Required work>
Quote the listing below word for word, stopping after the line that contains "var y = d3.scaleLinear().domain([0, 120]).range([height, 0]);".

Data lines>
────
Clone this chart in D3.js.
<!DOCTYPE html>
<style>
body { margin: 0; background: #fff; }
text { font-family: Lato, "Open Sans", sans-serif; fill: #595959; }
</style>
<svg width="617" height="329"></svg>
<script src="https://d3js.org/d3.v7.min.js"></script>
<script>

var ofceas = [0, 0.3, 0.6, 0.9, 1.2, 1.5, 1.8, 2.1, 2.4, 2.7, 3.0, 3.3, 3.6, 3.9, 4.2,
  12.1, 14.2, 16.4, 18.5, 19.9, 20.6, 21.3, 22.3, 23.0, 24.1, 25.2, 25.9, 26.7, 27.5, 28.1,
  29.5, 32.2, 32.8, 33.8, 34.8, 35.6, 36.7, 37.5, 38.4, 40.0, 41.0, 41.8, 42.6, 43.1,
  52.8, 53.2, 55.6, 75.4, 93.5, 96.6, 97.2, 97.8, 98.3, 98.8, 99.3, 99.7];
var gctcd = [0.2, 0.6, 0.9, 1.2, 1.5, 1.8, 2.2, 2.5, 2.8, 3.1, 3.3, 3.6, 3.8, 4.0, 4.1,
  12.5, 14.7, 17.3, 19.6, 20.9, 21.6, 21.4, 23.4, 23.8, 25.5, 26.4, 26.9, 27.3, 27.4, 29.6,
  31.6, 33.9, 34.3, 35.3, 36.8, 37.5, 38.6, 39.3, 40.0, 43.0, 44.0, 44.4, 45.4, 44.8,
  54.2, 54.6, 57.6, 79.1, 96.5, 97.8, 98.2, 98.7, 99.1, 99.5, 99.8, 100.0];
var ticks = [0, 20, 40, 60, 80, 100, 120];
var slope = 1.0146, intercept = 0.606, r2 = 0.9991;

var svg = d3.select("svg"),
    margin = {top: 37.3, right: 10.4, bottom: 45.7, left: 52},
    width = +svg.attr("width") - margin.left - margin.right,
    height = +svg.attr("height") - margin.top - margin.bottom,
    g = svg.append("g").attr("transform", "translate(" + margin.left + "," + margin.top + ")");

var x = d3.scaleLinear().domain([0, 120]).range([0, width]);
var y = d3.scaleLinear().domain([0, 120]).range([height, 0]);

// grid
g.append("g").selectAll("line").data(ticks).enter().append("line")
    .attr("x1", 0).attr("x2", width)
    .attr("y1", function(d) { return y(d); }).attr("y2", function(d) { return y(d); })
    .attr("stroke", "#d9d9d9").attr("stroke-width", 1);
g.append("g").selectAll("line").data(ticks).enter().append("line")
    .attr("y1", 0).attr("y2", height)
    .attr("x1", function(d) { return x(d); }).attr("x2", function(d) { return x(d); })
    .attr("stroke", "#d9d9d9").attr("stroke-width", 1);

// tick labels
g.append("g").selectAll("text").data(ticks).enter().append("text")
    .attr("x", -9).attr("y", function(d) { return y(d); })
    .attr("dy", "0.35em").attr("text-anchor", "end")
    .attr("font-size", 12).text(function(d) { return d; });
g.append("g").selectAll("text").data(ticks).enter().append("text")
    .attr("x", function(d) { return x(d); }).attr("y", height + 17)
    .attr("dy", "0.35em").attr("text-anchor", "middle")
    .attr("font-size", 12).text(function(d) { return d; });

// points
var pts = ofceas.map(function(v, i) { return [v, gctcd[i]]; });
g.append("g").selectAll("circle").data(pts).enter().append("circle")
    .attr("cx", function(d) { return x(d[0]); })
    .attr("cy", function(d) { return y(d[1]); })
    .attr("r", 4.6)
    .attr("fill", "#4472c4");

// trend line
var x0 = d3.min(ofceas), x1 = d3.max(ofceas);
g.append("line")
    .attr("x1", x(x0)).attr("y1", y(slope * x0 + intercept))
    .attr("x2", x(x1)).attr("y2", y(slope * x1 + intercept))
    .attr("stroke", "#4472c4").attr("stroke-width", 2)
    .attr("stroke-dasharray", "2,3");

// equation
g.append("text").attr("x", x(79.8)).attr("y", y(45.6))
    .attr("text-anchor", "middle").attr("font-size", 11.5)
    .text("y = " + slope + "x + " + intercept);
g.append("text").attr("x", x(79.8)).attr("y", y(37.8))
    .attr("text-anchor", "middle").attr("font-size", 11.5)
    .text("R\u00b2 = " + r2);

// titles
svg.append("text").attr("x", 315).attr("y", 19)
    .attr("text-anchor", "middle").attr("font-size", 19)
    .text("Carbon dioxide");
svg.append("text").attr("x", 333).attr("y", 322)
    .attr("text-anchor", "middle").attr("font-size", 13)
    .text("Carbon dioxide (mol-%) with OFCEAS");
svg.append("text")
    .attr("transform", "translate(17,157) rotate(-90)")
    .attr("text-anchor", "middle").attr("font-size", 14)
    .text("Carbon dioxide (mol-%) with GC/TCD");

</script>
────
Result>
Clone this chart in D3.js.
<!DOCTYPE html>
<style>
body { margin: 0; background: #fff; }
text { font-family: Lato, "Open Sans", sans-serif; fill: #595959; }
</style>
<svg width="617" height="329"></svg>
<script src="https://d3js.org/d3.v7.min.js"></script>
<script>

var ofceas = [0, 0.3, 0.6, 0.9, 1.2, 1.5, 1.8, 2.1, 2.4, 2.7, 3.0, 3.3, 3.6, 3.9, 4.2,
  12.1, 14.2, 16.4, 18.5, 19.9, 20.6, 21.3, 22.3, 23.0, 24.1, 25.2, 25.9, 26.7, 27.5, 28.1,
  29.5, 32.2, 32.8, 33.8, 34.8, 35.6, 36.7, 37.5, 38.4, 40.0, 41.0, 41.8, 42.6, 43.1,
  52.8, 53.2, 55.6, 75.4, 93.5, 96.6, 97.2, 97.8, 98.3, 98.8, 99.3, 99.7];
var gctcd = [0.2, 0.6, 0.9, 1.2, 1.5, 1.8, 2.2, 2.5, 2.8, 3.1, 3.3, 3.6, 3.8, 4.0, 4.1,
  12.5, 14.7, 17.3, 19.6, 20.9, 21.6, 21.4, 23.4, 23.8, 25.5, 26.4, 26.9, 27.3, 27.4, 29.6,
  31.6, 33.9, 34.3, 35.3, 36.8, 37.5, 38.6, 39.3, 40.0, 43.0, 44.0, 44.4, 45.4, 44.8,
  54.2, 54.6, 57.6, 79.1, 96.5, 97.8, 98.2, 98.7, 99.1, 99.5, 99.8, 100.0];
var ticks = [0, 20, 40, 60, 80, 100, 120];
var slope = 1.0146, intercept = 0.606, r2 = 0.9991;

var svg = d3.select("svg"),
    margin = {top: 37.3, right: 10.4, bottom: 45.7, left: 52},
    width = +svg.attr("width") - margin.left - margin.right,
    height = +svg.attr("height") - margin.top - margin.bottom,
    g = svg.append("g").attr("transform", "translate(" + margin.left + "," + margin.top + ")");

var x = d3.scaleLinear().domain([0, 120]).range([0, width]);
var y = d3.scaleLinear().domain([0, 120]).range([height, 0]);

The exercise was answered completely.